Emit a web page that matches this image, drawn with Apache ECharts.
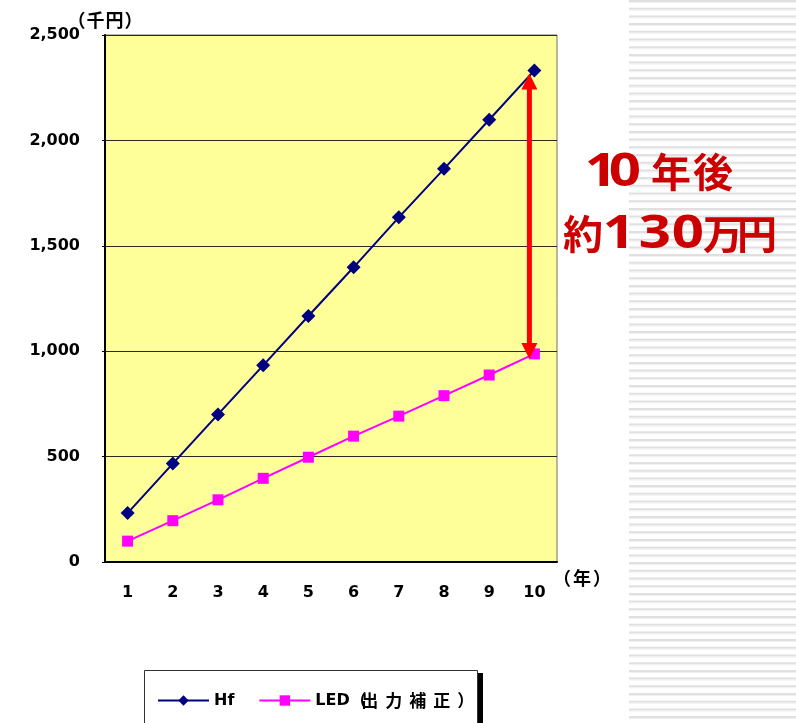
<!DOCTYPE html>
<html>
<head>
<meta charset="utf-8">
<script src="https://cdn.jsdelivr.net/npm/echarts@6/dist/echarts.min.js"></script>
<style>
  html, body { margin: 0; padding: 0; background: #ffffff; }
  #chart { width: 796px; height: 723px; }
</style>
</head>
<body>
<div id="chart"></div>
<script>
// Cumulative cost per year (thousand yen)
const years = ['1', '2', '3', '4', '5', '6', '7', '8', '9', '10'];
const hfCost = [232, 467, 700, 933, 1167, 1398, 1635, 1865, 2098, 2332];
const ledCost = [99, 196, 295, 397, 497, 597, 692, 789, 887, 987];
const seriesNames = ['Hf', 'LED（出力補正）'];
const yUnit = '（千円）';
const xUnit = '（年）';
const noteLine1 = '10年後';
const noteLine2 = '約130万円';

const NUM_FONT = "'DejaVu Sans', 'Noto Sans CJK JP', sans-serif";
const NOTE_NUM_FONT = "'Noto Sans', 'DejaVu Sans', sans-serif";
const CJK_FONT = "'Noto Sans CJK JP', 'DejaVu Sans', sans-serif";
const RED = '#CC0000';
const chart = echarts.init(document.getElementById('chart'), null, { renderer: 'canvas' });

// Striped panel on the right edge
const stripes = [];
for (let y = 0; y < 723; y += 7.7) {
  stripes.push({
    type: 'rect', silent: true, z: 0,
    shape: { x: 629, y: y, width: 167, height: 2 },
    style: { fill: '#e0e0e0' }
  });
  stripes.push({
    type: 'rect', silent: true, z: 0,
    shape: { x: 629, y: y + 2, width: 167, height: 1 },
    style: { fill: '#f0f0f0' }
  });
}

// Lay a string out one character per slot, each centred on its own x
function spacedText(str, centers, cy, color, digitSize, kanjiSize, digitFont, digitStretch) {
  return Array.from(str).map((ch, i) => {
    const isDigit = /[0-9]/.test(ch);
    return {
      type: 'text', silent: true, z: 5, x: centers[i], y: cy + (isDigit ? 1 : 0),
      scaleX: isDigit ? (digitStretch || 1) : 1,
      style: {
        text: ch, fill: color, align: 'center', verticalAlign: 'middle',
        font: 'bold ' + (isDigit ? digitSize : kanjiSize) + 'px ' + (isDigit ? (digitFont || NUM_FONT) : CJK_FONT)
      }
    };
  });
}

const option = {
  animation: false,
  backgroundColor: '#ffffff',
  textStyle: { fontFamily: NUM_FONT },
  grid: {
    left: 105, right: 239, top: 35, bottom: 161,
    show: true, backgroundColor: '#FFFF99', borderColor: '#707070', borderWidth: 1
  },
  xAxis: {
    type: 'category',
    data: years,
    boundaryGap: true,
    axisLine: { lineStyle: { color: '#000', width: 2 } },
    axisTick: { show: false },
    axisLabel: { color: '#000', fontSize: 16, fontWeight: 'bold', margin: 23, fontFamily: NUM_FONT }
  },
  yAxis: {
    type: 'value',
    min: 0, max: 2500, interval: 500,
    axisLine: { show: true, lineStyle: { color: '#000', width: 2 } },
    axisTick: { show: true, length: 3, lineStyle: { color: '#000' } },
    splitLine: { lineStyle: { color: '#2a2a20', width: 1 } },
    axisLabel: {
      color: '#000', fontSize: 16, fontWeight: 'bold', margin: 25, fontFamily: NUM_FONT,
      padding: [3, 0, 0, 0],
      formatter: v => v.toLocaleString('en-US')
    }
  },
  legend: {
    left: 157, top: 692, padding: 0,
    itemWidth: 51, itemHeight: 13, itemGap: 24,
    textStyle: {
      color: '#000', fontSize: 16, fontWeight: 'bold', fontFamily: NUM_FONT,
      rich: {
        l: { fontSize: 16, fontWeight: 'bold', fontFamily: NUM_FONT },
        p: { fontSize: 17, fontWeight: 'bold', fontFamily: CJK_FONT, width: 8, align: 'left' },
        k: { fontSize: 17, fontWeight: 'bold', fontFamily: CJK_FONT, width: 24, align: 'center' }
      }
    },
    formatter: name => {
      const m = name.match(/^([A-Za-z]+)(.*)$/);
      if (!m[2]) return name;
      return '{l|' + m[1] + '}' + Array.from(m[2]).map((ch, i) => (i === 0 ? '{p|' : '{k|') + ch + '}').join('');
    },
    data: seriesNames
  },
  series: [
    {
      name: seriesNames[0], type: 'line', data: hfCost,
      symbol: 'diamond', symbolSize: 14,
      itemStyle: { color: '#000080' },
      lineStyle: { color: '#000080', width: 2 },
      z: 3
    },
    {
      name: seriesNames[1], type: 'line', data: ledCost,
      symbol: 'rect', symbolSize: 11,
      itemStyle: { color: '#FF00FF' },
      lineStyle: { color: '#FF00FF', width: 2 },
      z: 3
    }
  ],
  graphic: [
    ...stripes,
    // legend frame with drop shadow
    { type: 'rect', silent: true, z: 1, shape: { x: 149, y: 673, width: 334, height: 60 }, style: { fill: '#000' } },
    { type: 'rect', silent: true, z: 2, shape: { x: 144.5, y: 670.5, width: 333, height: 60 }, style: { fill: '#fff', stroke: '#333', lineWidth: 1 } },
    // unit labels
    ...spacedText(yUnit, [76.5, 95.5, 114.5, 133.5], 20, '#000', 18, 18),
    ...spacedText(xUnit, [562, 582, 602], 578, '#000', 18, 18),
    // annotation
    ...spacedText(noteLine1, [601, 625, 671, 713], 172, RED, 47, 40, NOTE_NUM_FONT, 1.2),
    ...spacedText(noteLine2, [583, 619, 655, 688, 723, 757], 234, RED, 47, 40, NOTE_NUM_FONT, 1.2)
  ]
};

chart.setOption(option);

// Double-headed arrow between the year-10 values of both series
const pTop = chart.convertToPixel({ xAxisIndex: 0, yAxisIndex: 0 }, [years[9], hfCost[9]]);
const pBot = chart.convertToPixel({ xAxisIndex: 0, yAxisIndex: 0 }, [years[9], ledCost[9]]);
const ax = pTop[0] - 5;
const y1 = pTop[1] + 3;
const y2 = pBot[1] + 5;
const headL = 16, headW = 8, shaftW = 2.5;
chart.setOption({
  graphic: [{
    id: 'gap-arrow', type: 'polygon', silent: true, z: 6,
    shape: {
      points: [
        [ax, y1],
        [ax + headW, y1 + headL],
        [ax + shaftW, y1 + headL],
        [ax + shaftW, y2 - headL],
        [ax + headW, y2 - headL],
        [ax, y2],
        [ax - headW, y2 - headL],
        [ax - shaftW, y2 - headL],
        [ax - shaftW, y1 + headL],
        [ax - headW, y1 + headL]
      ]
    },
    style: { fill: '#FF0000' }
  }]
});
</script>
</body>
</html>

..........

*Instruction*. Pictures stay out. Print the data exactly, from its first line through the line containing "const noteLine2 = '約130万円';".

*Finished exercise*.
Emit a web page that matches this image, drawn with Apache ECharts.
<!DOCTYPE html>
<html>
<head>
<meta charset="utf-8">
<script src="https://cdn.jsdelivr.net/npm/echarts@6/dist/echarts.min.js"></script>
<style>
  html, body { margin: 0; padding: 0; background: #ffffff; }
  #chart { width: 796px; height: 723px; }
</style>
</head>
<body>
<div id="chart"></div>
<script>
// Cumulative cost per year (thousand yen)
const years = ['1', '2', '3', '4', '5', '6', '7', '8', '9', '10'];
const hfCost = [232, 467, 700, 933, 1167, 1398, 1635, 1865, 2098, 2332];
const ledCost = [99, 196, 295, 397, 497, 597, 692, 789, 887, 987];
const seriesNames = ['Hf', 'LED（出力補正）'];
const yUnit = '（千円）';
const xUnit = '（年）';
const noteLine1 = '10年後';
const noteLine2 = '約130万円';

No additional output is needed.